What this task involves:
Copy out all the lines exactly. Omit pictures.

Data section:
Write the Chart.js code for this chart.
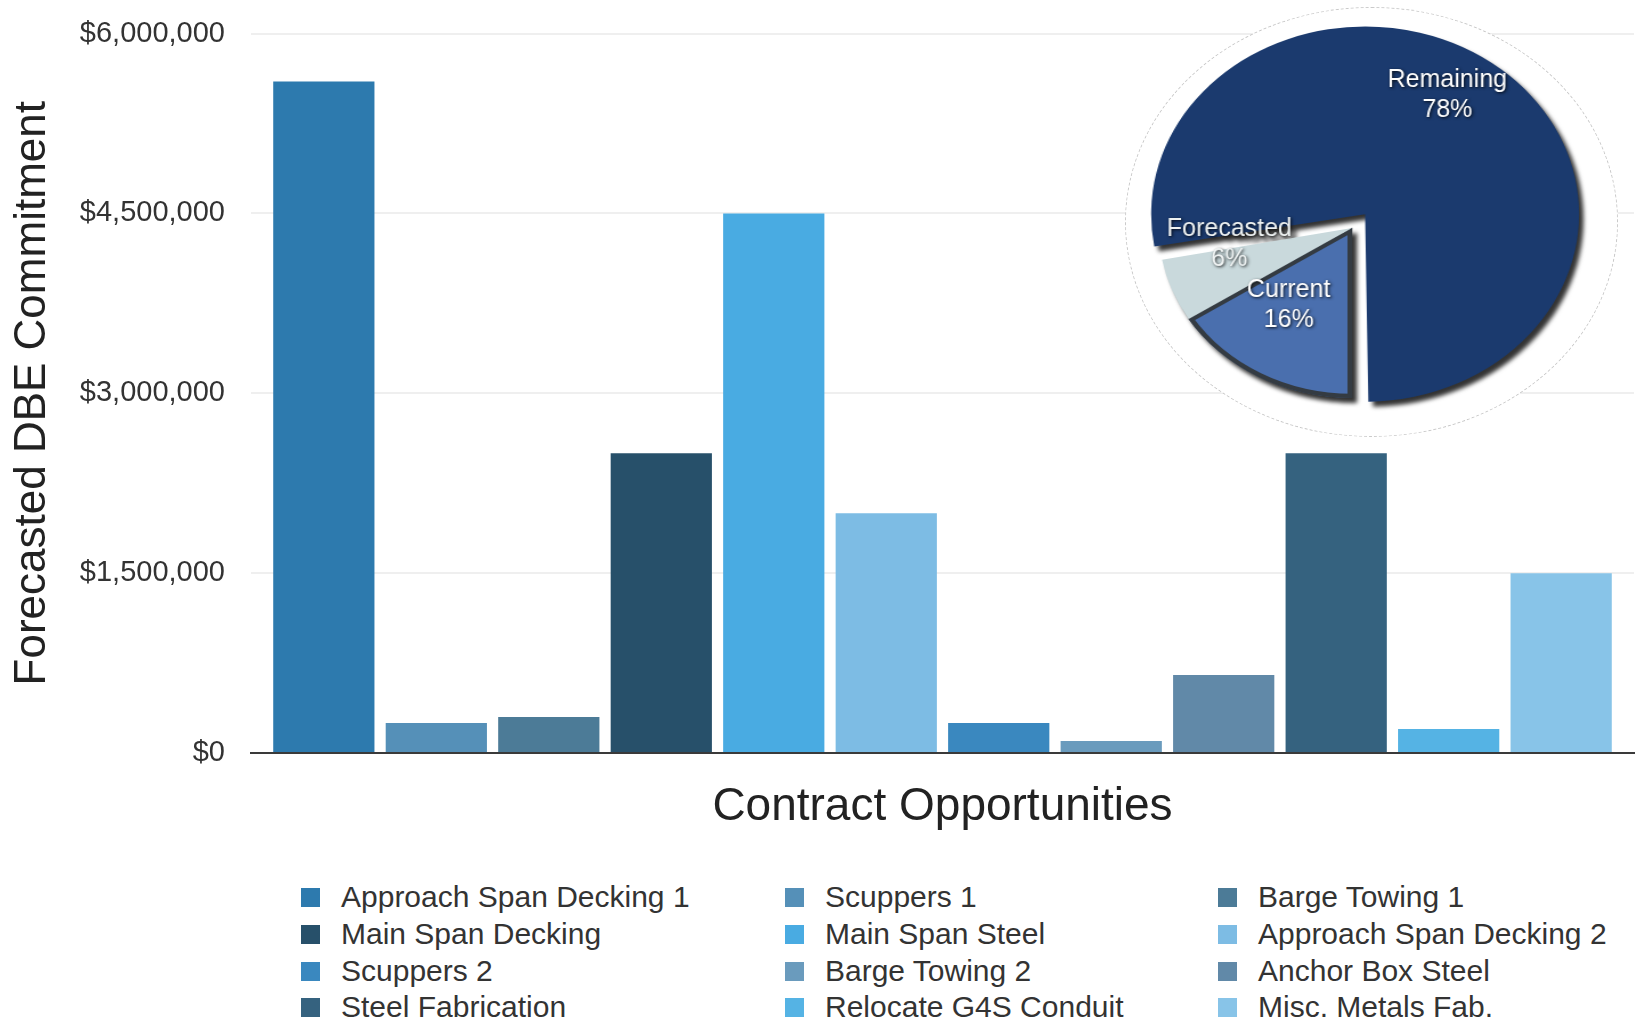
<!DOCTYPE html>
<html>
<head>
<meta charset="utf-8">
<script src="https://cdn.jsdelivr.net/npm/chart.js@4.4.1/dist/chart.umd.min.js"></script>
<style>
  html, body { margin: 0; padding: 0; background: #fff; width: 1640px; height: 1020px; overflow: hidden; }
  body { position: relative; font-family: 'Liberation Sans', Arial, Helvetica, sans-serif; }
  #mainWrap { position: absolute; left: 0; top: 0; width: 1640px; height: 850px; }
  #ellipse { position: absolute; left: 1125px; top: 7px; width: 493px; height: 430px; border-radius: 50%;
             background: #fff; border: 1px dashed #c9c9c9; box-sizing: border-box; }
  #pieCanvas { position: absolute; left: 1142px; top: 18px; transform-origin: 50% 50%;
               filter: drop-shadow(4px 5px 2px rgba(0,0,0,0.8)); }
  .lg-item { position: absolute; height: 36px; display: flex; align-items: center; white-space: nowrap;
             font-size: 30px; color: #333; }
  .lg-box { width: 19px; height: 19px; margin-right: 21px; flex: none; }
</style>
</head>
<body>
<div id="mainWrap"><canvas id="mainCanvas"></canvas></div>
<div id="ellipse"></div>
<canvas id="pieCanvas" width="420" height="420"></canvas>
<div id="legend"></div>
<script>
// ---------- data ----------
const categories = ['Approach Span Decking 1', 'Scuppers 1', 'Barge Towing 1',
  'Main Span Decking', 'Main Span Steel', 'Approach Span Decking 2',
  'Scuppers 2', 'Barge Towing 2', 'Anchor Box Steel',
  'Steel Fabrication', 'Relocate G4S Conduit', 'Misc. Metals Fab.'];
const values = [5600000, 250000, 300000, 2500000, 4500000, 2000000,
  250000, 100000, 650000, 2500000, 200000, 1500000];
const barColors = ['#2d7aae', '#5590b8', '#4c7b97', '#27506a', '#49abe2', '#7dbce4',
  '#3a88bf', '#6a9bbd', '#6189a8', '#35627f', '#55b3e4', '#88c4e8'];
const yTicks = [0, 1500000, 3000000, 4500000, 6000000];
const yTitle = 'Forecasted DBE Commitment';
const xTitle = 'Contract Opportunities';

const pieLabels = ['Current', 'Forecasted', 'Remaining'];
const pieValues = [16, 6, 78];
const pieColors = ['#4a6fae', '#c9d9dc', '#1b3a6e'];
const pieOffsets = [0, 0, 72];
const pieBorders = [4, 0, 0];
// label placement inside each slice: radial fraction and angular fraction
const pieLabelFrac = [0.56, 0.64, 0.82];
const pieLabelAng = [0.62, 1.1, 0.47];

// ---------- layout constants ----------
const FONT = "'Liberation Sans', Arial, Helvetica, sans-serif";
const PIE_SX = 1.14;

// ---------- main bar chart ----------
const mainCanvas = document.getElementById('mainCanvas');
new Chart(mainCanvas, {
  type: 'bar',
  data: {
    labels: [''],
    datasets: categories.map((c, i) => ({
      label: c,
      data: [values[i]],
      backgroundColor: barColors[i],
      borderWidth: 0
    }))
  },
  options: {
    responsive: true,
    maintainAspectRatio: false,
    animation: false,
    devicePixelRatio: 1,
    layout: { padding: { top: 33.5, right: 6, left: 0, bottom: 0 } },
    datasets: { bar: { categoryPercentage: 0.976, barPercentage: 0.9 } },
    plugins: { legend: { display: false }, tooltip: { enabled: false } },
    scales: {
      x: {
        grid: { display: false, drawTicks: false },
        border: { display: true, color: '#3a3a3a', width: 2 },
        ticks: { display: false },
        title: { display: true, text: xTitle, color: '#222',
                 font: { family: FONT, size: 46 }, padding: { top: 0, bottom: 15 } },
        afterFit: s => { s.height = 97; }
      },
      y: {
        min: 0, max: 6000000,
        afterBuildTicks: s => { s.ticks = yTicks.map(v => ({ value: v })); },
        grid: { color: ctx => (ctx.tick && ctx.tick.value === 0) ? 'rgba(0,0,0,0)' : '#efefef',
                lineWidth: 2, drawTicks: false },
        border: { display: false },
        ticks: { padding: 26, color: '#333', font: { family: FONT, size: 29 },
                 callback: v => '$' + Number(v).toLocaleString('en-US') },
        title: { display: true, text: yTitle, color: '#222',
                 font: { family: FONT, size: 44 }, padding: { top: 6, bottom: 0 } },
        afterFit: s => { s.width = 251; s.paddingTop = 10; s.paddingBottom = 10; }
      }
    }
  }
});

// ---------- legend (HTML, built from the data arrays) ----------
const legendCols = [301, 785, 1218];
const legendRows = [897, 934, 971, 1007];
const legendEl = document.getElementById('legend');
categories.forEach((c, i) => {
  const item = document.createElement('div');
  item.className = 'lg-item';
  item.style.left = legendCols[i % 3] + 'px';
  item.style.top = (legendRows[Math.floor(i / 3)] - 18) + 'px';
  const box = document.createElement('span');
  box.className = 'lg-box';
  box.style.background = barColors[i];
  const txt = document.createElement('span');
  txt.textContent = c;
  item.appendChild(box);
  item.appendChild(txt);
  legendEl.appendChild(item);
});

// ---------- inset pie ----------
const pieCanvas = document.getElementById('pieCanvas');
pieCanvas.style.transform = 'scaleX(' + PIE_SX + ')';
const pieLabelPlugin = {
  id: 'pieLabels',
  afterDatasetsDraw(chart) {
    const ctx = chart.ctx;
    const meta = chart.getDatasetMeta(0);
    meta.data.forEach((arc, i) => {
      const p = arc.getProps(['x', 'y', 'startAngle', 'endAngle', 'outerRadius'], true);
      const mid = (p.startAngle + p.endAngle) / 2;
      const ang = p.startAngle + (p.endAngle - p.startAngle) * pieLabelAng[i];
      const shift = pieOffsets[i] / 4;
      const ox = p.x + Math.cos(mid) * shift;
      const oy = p.y + Math.sin(mid) * shift;
      const r = p.outerRadius * pieLabelFrac[i];
      const lx = ox + Math.cos(ang) * r;
      const ly = oy + Math.sin(ang) * r;
      ctx.save();
      ctx.translate(lx, ly);
      ctx.scale(1 / PIE_SX, 1);
      ctx.font = '25px ' + FONT;
      ctx.textAlign = 'center';
      ctx.textBaseline = 'middle';
      ctx.shadowColor = 'rgba(0,0,0,0.85)';
      ctx.shadowBlur = 3;
      ctx.shadowOffsetX = 1;
      ctx.shadowOffsetY = 1;
      ctx.fillStyle = i === 1 ? '#eef2f2' : '#ffffff';
      ctx.fillText(pieLabels[i], 0, -15);
      ctx.fillText(pieValues[i] + '%', 0, 15);
      ctx.restore();
    });
  }
};
new Chart(pieCanvas, {
  type: 'pie',
  data: {
    labels: pieLabels,
    datasets: [{
      data: pieValues,
      backgroundColor: pieColors,
      borderColor: '#343b42',
      borderWidth: pieBorders,
      borderAlign: 'inner',
      offset: pieOffsets
    }]
  },
  options: {
    responsive: false,
    animation: false,
    devicePixelRatio: 1,
    rotation: 180,
    radius: 170,
    layout: { padding: 0 },
    plugins: { legend: { display: false }, tooltip: { enabled: false } }
  },
  plugins: [pieLabelPlugin]
});
</script>
</body>
</html>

Answer below:
Write the Chart.js code for this chart.
<!DOCTYPE html>
<html>
<head>
<meta charset="utf-8">
<script src="https://cdn.jsdelivr.net/npm/chart.js@4.4.1/dist/chart.umd.min.js"></script>
<style>
  html, body { margin: 0; padding: 0; background: #fff; width: 1640px; height: 1020px; overflow: hidden; }
  body { position: relative; font-family: 'Liberation Sans', Arial, Helvetica, sans-serif; }
  #mainWrap { position: absolute; left: 0; top: 0; width: 1640px; height: 850px; }
  #ellipse { position: absolute; left: 1125px; top: 7px; width: 493px; height: 430px; border-radius: 50%;
             background: #fff; border: 1px dashed #c9c9c9; box-sizing: border-box; }
  #pieCanvas { position: absolute; left: 1142px; top: 18px; transform-origin: 50% 50%;
               filter: drop-shadow(4px 5px 2px rgba(0,0,0,0.8)); }
  .lg-item { position: absolute; height: 36px; display: flex; align-items: center; white-space: nowrap;
             font-size: 30px; color: #333; }
  .lg-box { width: 19px; height: 19px; margin-right: 21px; flex: none; }
</style>
</head>
<body>
<div id="mainWrap"><canvas id="mainCanvas"></canvas></div>
<div id="ellipse"></div>
<canvas id="pieCanvas" width="420" height="420"></canvas>
<div id="legend"></div>
<script>
// ---------- data ----------
const categories = ['Approach Span Decking 1', 'Scuppers 1', 'Barge Towing 1',
  'Main Span Decking', 'Main Span Steel', 'Approach Span Decking 2',
  'Scuppers 2', 'Barge Towing 2', 'Anchor Box Steel',
  'Steel Fabrication', 'Relocate G4S Conduit', 'Misc. Metals Fab.'];
const values = [5600000, 250000, 300000, 2500000, 4500000, 2000000,
  250000, 100000, 650000, 2500000, 200000, 1500000];
const barColors = ['#2d7aae', '#5590b8', '#4c7b97', '#27506a', '#49abe2', '#7dbce4',
  '#3a88bf', '#6a9bbd', '#6189a8', '#35627f', '#55b3e4', '#88c4e8'];
const yTicks = [0, 1500000, 3000000, 4500000, 6000000];
const yTitle = 'Forecasted DBE Commitment';
const xTitle = 'Contract Opportunities';

const pieLabels = ['Current', 'Forecasted', 'Remaining'];
const pieValues = [16, 6, 78];
const pieColors = ['#4a6fae', '#c9d9dc', '#1b3a6e'];
const pieOffsets = [0, 0, 72];
const pieBorders = [4, 0, 0];
// label placement inside each slice: radial fraction and angular fraction
const pieLabelFrac = [0.56, 0.64, 0.82];
const pieLabelAng = [0.62, 1.1, 0.47];

// ---------- layout constants ----------
const FONT = "'Liberation Sans', Arial, Helvetica, sans-serif";
const PIE_SX = 1.14;

// ---------- main bar chart ----------
const mainCanvas = document.getElementById('mainCanvas');
new Chart(mainCanvas, {
  type: 'bar',
  data: {
    labels: [''],
    datasets: categories.map((c, i) => ({
      label: c,
      data: [values[i]],
      backgroundColor: barColors[i],
      borderWidth: 0
    }))
  },
  options: {
    responsive: true,
    maintainAspectRatio: false,
    animation: false,
    devicePixelRatio: 1,
    layout: { padding: { top: 33.5, right: 6, left: 0, bottom: 0 } },
    datasets: { bar: { categoryPercentage: 0.976, barPercentage: 0.9 } },
    plugins: { legend: { display: false }, tooltip: { enabled: false } },
    scales: {
      x: {
        grid: { display: false, drawTicks: false },
        border: { display: true, color: '#3a3a3a', width: 2 },
        ticks: { display: false },
        title: { display: true, text: xTitle, color: '#222',
                 font: { family: FONT, size: 46 }, padding: { top: 0, bottom: 15 } },
        afterFit: s => { s.height = 97; }
      },
      y: {
        min: 0, max: 6000000,
        afterBuildTicks: s => { s.ticks = yTicks.map(v => ({ value: v })); },
        grid: { color: ctx => (ctx.tick && ctx.tick.value === 0) ? 'rgba(0,0,0,0)' : '#efefef',
                lineWidth: 2, drawTicks: false },
        border: { display: false },
        ticks: { padding: 26, color: '#333', font: { family: FONT, size: 29 },
                 callback: v => '$' + Number(v).toLocaleString('en-US') },
        title: { display: true, text: yTitle, color: '#222',
                 font: { family: FONT, size: 44 }, padding: { top: 6, bottom: 0 } },
        afterFit: s => { s.width = 251; s.paddingTop = 10; s.paddingBottom = 10; }
      }
    }
  }
});

// ---------- legend (HTML, built from the data arrays) ----------
const legendCols = [301, 785, 1218];
const legendRows = [897, 934, 971, 1007];
const legendEl = document.getElementById('legend');
categories.forEach((c, i) => {
  const item = document.createElement('div');
  item.className = 'lg-item';
  item.style.left = legendCols[i % 3] + 'px';
  item.style.top = (legendRows[Math.floor(i / 3)] - 18) + 'px';
  const box = document.createElement('span');
  box.className = 'lg-box';
  box.style.background = barColors[i];
  const txt = document.createElement('span');
  txt.textContent = c;
  item.appendChild(box);
  item.appendChild(txt);
  legendEl.appendChild(item);
});

// ---------- inset pie ----------
const pieCanvas = document.getElementById('pieCanvas');
pieCanvas.style.transform = 'scaleX(' + PIE_SX + ')';
const pieLabelPlugin = {
  id: 'pieLabels',
  afterDatasetsDraw(chart) {
    const ctx = chart.ctx;
    const meta = chart.getDatasetMeta(0);
    meta.data.forEach((arc, i) => {
      const p = arc.getProps(['x', 'y', 'startAngle', 'endAngle', 'outerRadius'], true);
      const mid = (p.startAngle + p.endAngle) / 2;
      const ang = p.startAngle + (p.endAngle - p.startAngle) * pieLabelAng[i];
      const shift = pieOffsets[i] / 4;
      const ox = p.x + Math.cos(mid) * shift;
      const oy = p.y + Math.sin(mid) * shift;
      const r = p.outerRadius * pieLabelFrac[i];
      const lx = ox + Math.cos(ang) * r;
      const ly = oy + Math.sin(ang) * r;
      ctx.save();
      ctx.translate(lx, ly);
      ctx.scale(1 / PIE_SX, 1);
      ctx.font = '25px ' + FONT;
      ctx.textAlign = 'center';
      ctx.textBaseline = 'middle';
      ctx.shadowColor = 'rgba(0,0,0,0.85)';
      ctx.shadowBlur = 3;
      ctx.shadowOffsetX = 1;
      ctx.shadowOffsetY = 1;
      ctx.fillStyle = i === 1 ? '#eef2f2' : '#ffffff';
      ctx.fillText(pieLabels[i], 0, -15);
      ctx.fillText(pieValues[i] + '%', 0, 15);
      ctx.restore();
    });
  }
};
new Chart(pieCanvas, {
  type: 'pie',
  data: {
    labels: pieLabels,
    datasets: [{
      data: pieValues,
      backgroundColor: pieColors,
      borderColor: '#343b42',
      borderWidth: pieBorders,
      borderAlign: 'inner',
      offset: pieOffsets
    }]
  },
  options: {
    responsive: false,
    animation: false,
    devicePixelRatio: 1,
    rotation: 180,
    radius: 170,
    layout: { padding: 0 },
    plugins: { legend: { display: false }, tooltip: { enabled: false } }
  },
  plugins: [pieLabelPlugin]
});
</script>
</body>
</html>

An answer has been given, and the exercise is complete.